Percat was the first of the Top 5 cars to pit on Lap 15 (Along with Reynolds in 6th), changing all 4 tyres, and Tickford called Waters in on Lap 16, followed by McLaughlin on Lap 17/18.
The Tickford crew changed 4 tyres on the Waters Mustang, while DJR-Pesnke went for the usual 3 brand spanking new tyres, and that was the difference, because McLaughlin was able to save a bit of time and rejoined barely ahead of Waters, who put a huge amount of pressure on the series leader in some captivating racing.
Waters made about 6 half-looks under braking to keep McLaughlin on his toes, but the Kiwi didn’t flinch.
That carried on for a good 6 laps, in which time they were actually able to pass Coulthard before he’d stopped, while Whincup stayed out until Lap 25, and Triple 8 made the sound move of only changing the rear tyres, slotting Whincup ahead of Percat for an effective podium.

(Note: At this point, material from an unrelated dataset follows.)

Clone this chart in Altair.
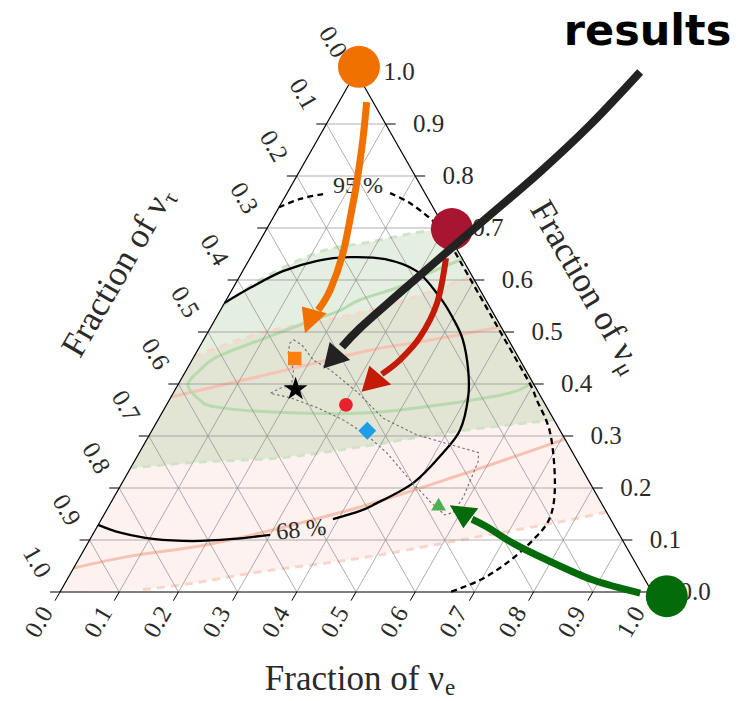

So in the only race of the weekend where he wasn’t in a rescue mindset, McLaughlin powered on to his seventh win of 2020, Waters fired his best shot but couldn’t find a way past in 2nd, 4 seconds behind the winner, Whincup finished 3rd and easily scored the most points of any driver this weekend, Percat started 4th and finished 4th, and Hazelwood started 5th, and finished 5th after picking off the early stoppers.
Pye really made a habit of charging home – This time he went from 15th to 6th, and joining him was van Gisbergen, who ended a rollercoaster weekend by moving from 13th to 8th.
Chaz Mostert’s weekend ended on a sour note – He was running around in midfield, made his stop, then suffered a deflating right rear tyre and had to stop again, spending the remainder of the race anchored to last place.
However, with Gizzy also having one bad race this weekend, Mosterts maintains 3rd place in the Championship.
Now as we approach Townsville Part 2, McLaughlin’s lead to Whincup was slashed to 123 points, while Triple 8 reclaimed the lead in the Team’s Championship, moving 16 points ahead of DJR-Pesnke.
Funnily enough, for the second weekend running, there were no Safety Car interventions.
May as well sell it and make a bit of cash for the Series.